Let $D$ be a derangement (permutation with no fixed points) on $n$ elements, written in one line notation. The algorithm proceeds as follows:
- Identify the left-most element that is not a fixed point and label it $x$.
- Transpose $x$ with the left-most element $y$ such that $y$ is not a fixed point and at no point in the algorithm did $x$ occupy the space that $y$ occupies.
- Repeat step 2 until $x$ is a fixed point.
- Go back to step 1 and repeat until you get the identity permutation.
For example, say we start with $53421$. Here's the process the algorithm takes: $53421\to 35421\to 34521\to 34251\to 34215\to 24315\to 42315\to 12345$.
We label $5$ as $x$ and keep transposing it with the element to the right of it until it is the last element. We then label $3$ as $x$. However, we don't transpose $3$ with $4$ since $3$ has already been in the second place at some point in the algorithm, so we transpose it with $2$ instead. Then we label $2$ as $x$ and transpose it with $4$. Finally, we label $4$ as $x$ and transpose it with $1$, the only other non-fixed point, completing the algorithm.
What I'm interested in is the number of transpositions required for derangements- in particular, for derangements of length $n$, what is the largest number of transpositions required. The previous derangement, along with $54123$, are the derangements of length $5$ using the most transpositions, with the algorithm taking $7$ transpositions for each.

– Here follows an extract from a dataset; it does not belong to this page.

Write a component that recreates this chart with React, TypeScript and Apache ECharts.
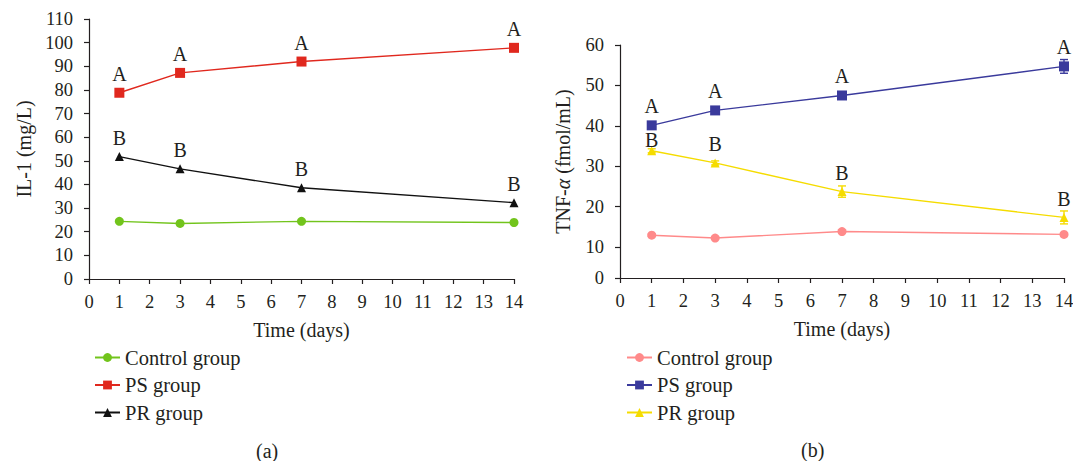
import React, { useEffect, useRef } from "react";
import * as echarts from "echarts";

const days = [1, 3, 7, 14];
const xTicks = [0, 14];

// (a) IL-1 (mg/L)
const il1Control = [24.4, 23.5, 24.4, 23.9];
const il1PS = [78.8, 87.2, 92.0, 97.8];
const il1PR = [51.8, 46.6, 38.6, 32.3];
const il1PSLetters = ["A", "A", "A", "A"];
const il1PRLetters = ["B", "B", "B", "B"];

// (b) TNF-α (fmol/mL)
const tnfControl = [12.9, 12.2, 13.8, 13.1];
const tnfPS = [40.1, 43.8, 47.5, 54.7];
const tnfPR = [33.8, 30.8, 23.7, 17.3];
const tnfControlErr = [0.3, 0.3, 0.3, 0.3];
const tnfPSErr = [0.5, 0.5, 0.5, 1.7];
const tnfPRErr = [0.5, 0.5, 1.4, 1.6];
const tnfPSLetters = ["A", "A", "A", "A"];
const tnfPRLetters = ["B", "B", "B", "B"];
const tnfYLabels = [2.3, 10, 20, 30, 40, 50, 60];

const seriesNames = ["Control group", "PS group", "PR group"];

const FONT = "Liberation Serif";
const TXT = "#231f20";

function axisCommon() {
  return {
    axisLine: { show: true, lineStyle: { color: TXT, width: 1.2 } },
    axisTick: { show: true, length: 5, lineStyle: { color: TXT, width: 1.2 } },
    splitLine: { show: false },
    axisLabel: { color: TXT, fontFamily: FONT, fontSize: 18.5, margin: 16 },
    nameTextStyle: { color: TXT, fontFamily: FONT, fontSize: 20 },
  };
}

function lineSeries(name: string, values: number[], color: string, symbol: string, size: number, letters?: string[], offsets?: number[][]) {
  return {
    type: "line",
    name,
    data: values.map((v, i) => {
      const item: any = { value: [days[i], v] };
      if (offsets && offsets[i]) item.label = { offset: offsets[i] };
      return item;
    }),
    symbol,
    symbolSize: size,
    showAllSymbol: true,
    z: 3,
    lineStyle: { color, width: 1.4 },
    itemStyle: { color },
    label: letters
      ? {
          show: true,
          position: "top",
          distance: 4,
          color: TXT,
          fontFamily: FONT,
          fontSize: 20,
          formatter: (p: any) => letters[p.dataIndex],
        }
      : { show: false },
    emphasis: { disabled: true },
  };
}

function errSeries(values: number[], errs: number[], color: string) {
  return {
    type: "custom",
    z: 2,
    silent: true,
    data: values.map((v, i) => [days[i], v, errs[i]]),
    renderItem: (params: any, api: any) => {
      const x = api.value(0);
      const y = api.value(1);
      const e = api.value(2);
      const lo = api.coord([x, y - e]);
      const hi = api.coord([x, y + e]);
      const w = 4;
      const style = { stroke: color, lineWidth: 1.4 };
      return {
        type: "group",
        children: [
          { type: "line", shape: { x1: lo[0], y1: lo[1], x2: hi[0], y2: hi[1] }, style },
          { type: "line", shape: { x1: lo[0] - w, y1: lo[1], x2: lo[0] + w, y2: lo[1] }, style },
          { type: "line", shape: { x1: hi[0] - w, y1: hi[1], x2: hi[0] + w, y2: hi[1] }, style },
        ],
      };
    },
  };
}

function legend(left: number) {
  return {
    orient: "vertical",
    left,
    top: 342,
    itemWidth: 25,
    itemHeight: 11,
    itemGap: 6.5,
    textStyle: { color: TXT, fontFamily: FONT, fontSize: 20.5, lineHeight: 19, padding: [0, 0, 0, 0] },
    selectedMode: false,
    data: seriesNames,
  };
}

function xAxis() {
  const c = axisCommon();
  return {
    type: "value",
    min: xTicks[0],
    max: xTicks[1],
    interval: 1,
    name: "Time (days)",
    nameLocation: "middle",
    nameGap: 41,
    ...c,
    axisLabel: { ...c.axisLabel, margin: 13 },
  };
}

function titleText(text: string, left: number, top: number) {
  return {
    text,
    left,
    top,
    padding: 0,
    textStyle: { color: TXT, fontFamily: FONT, fontSize: 20, fontWeight: "normal" },
  };
}

function leftOption() {
  const c = axisCommon();
  return {
    animation: false,
    grid: { left: 89, right: 26, top: 19, bottom: 182, outerBoundsMode: "none" },
    legend: legend(89),
    title: titleText("(a)", 256, 441),
    xAxis: xAxis(),
    yAxis: {
      type: "value",
      min: 0,
      max: 110,
      interval: 10,
      name: "IL-1 (mg/L)",
      nameLocation: "middle",
      nameGap: 55,
      ...c,
    },
    series: [
      lineSeries(seriesNames[0], il1Control, "#72c41c", "circle", 9),
      lineSeries(seriesNames[1], il1PS, "#e0281e", "rect", 10, il1PSLetters),
      lineSeries(seriesNames[2], il1PR, "#111111", "triangle", 9, il1PRLetters),
    ],
  };
}

function rightOption() {
  const c = axisCommon();
  return {
    animation: false,
    grid: { left: 80, right: 9, top: 45, bottom: 183, outerBoundsMode: "none" },
    legend: legend(81),
    title: titleText("(b)", 261, 440),
    xAxis: xAxis(),
    yAxis: {
      type: "value",
      min: tnfYLabels[0],
      max: tnfYLabels[tnfYLabels.length - 1],
      name: "TNF-{i|α} (fmol/mL)",
      nameLocation: "middle",
      nameGap: 47,
      ...c,
      nameTextStyle: {
        ...c.nameTextStyle,
        rich: { i: { fontStyle: "italic", fontFamily: FONT, fontSize: 20, color: TXT } },
      },
      axisTick: { ...c.axisTick, customValues: tnfYLabels },
      axisLabel: {
        ...c.axisLabel,
        customValues: tnfYLabels,
        formatter: (v: number) => (v < 5 ? "0" : String(Math.round(v))),
      },
    },
    series: [
      errSeries(tnfControl, tnfControlErr, "#ff8a8a"),
      errSeries(tnfPS, tnfPSErr, "#3a3a9c"),
      errSeries(tnfPR, tnfPRErr, "#f5dc00"),
      lineSeries(seriesNames[0], tnfControl, "#ff8a8a", "circle", 9),
      lineSeries(seriesNames[1], tnfPS, "#3a3a9c", "rect", 10, tnfPSLetters),
      lineSeries(seriesNames[2], tnfPR, "#f5dc00", "triangle", 9, tnfPRLetters, [[0, 8], null, null, null] as any),
    ],
  };
}

function Chart({ option, style }: { option: any; style: React.CSSProperties }) {
  const ref = useRef<HTMLDivElement>(null);
  useEffect(() => {
    if (!ref.current) return;
    const chart = echarts.init(ref.current, undefined, { renderer: "svg" });
    chart.setOption(option);
    return () => chart.dispose();
  }, [option]);
  return <div ref={ref} style={style} />;
}

const optA = leftOption();
const optB = rightOption();

export default function App() {
  return (
    <div style={{ position: "absolute", left: 0, top: 0, width: 1073, height: 461, background: "#fff" }}>
      <Chart option={optA} style={{ position: "absolute", left: 0, top: 0, width: 540, height: 461 }} />
      <Chart option={optB} style={{ position: "absolute", left: 540, top: 0, width: 533, height: 461 }} />
    </div>
  );
}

I've written code to produce, for each $n$, the "worst case" derangements and the number of transpositions they require. Here's some of the data:
\begin{array}{|c|c|c|} \hline n & \textrm{"Worst case" derangements} & \textrm{Number of transpositions} \\ 2 & 21 & 1 \\ 3 & 231, 312 & 2 \\ 4 & 4312 & 5 \\ 5 & 53421, 54123 & 7 \\ 6 & 654213 & 11 \\ 7 & 7645123, 7645231 & 15 \\ 8 & 87561342 & 21 \\ 9 & 985617324, 985617432, 985762413, 985763421, 986713425 & 25\\ 10 & 0968174235 & 32 \end{array}
Interestingly, the number of worst case derangements seems to alternate between $1$ and $2$ until we reach $n=9$. The other interesting result is that the worst case number of transpositions matches the sequence A084935 on OEIS. I don't see any obvious connections between that sequence and what I'm counting here, but they do agree on the first $10$ entries. Are these two sequences equal?